By its nature, an autobiography is first and foremost a literary text. And it is enough to think of Sartre’s “The Words” to understand this. Sociology, by virtue of the alienation that underlies its definition, in its critical sense of observation from the outside – is alien to literature. Being Moroccan is, in any event, much more complex, and so too are its immigrant experiences. It is enough for me to think about my “Moroccan” family, about its consciousness, about how it coped, about its relationship to religion and its immigration experiences.
Ben Simon sets out on a journey that traces the impressive path he has forged, the consolidation of his own perspective on reality, his emotions. But in “The Moroccans,” he feels a need to package this in “sociology.” Clearly there is a context, a “period,” a reflection of reality, but it is marginal; it is not the main thing.

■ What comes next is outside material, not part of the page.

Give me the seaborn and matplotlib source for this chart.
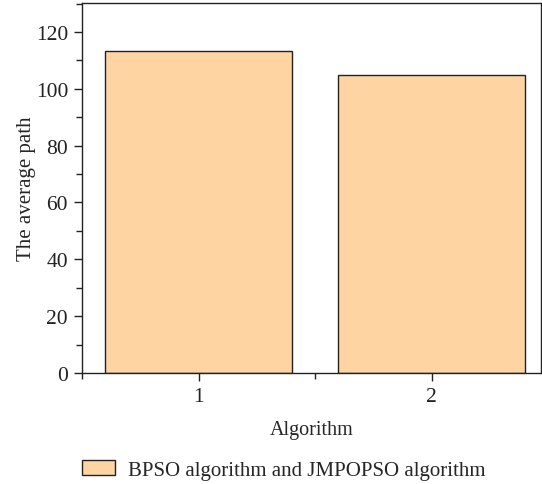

Without reading the book, it is hard to know exactly what is going on here. It sounds like the author wants to extrapolate a bit from his own experiences to those of all Moroccan immigrants and the reviewer suggests he can’t speak for such a large group. This kerfuffle may also be about style; autobiographies and sociological works are often written differently with the emphasis of the first more on experiences and emotions and the second on larger generalizations, data, and theory.
This does hint at a larger issue in sociology and related disciplines where some research methods – particularly ethnography – allow for the mixing of researcher experience while still attempting to remain objective and connect the research to bigger issues in the field. This line can be quite blurry; see earlier issues raised about the work of Venkatesh or Goffman. Yet, it is an issue that is not going to go away as (1) insider information continues to be valuable and (2) some look to connect with different (i.e., non-academic) audiences with more literary styles.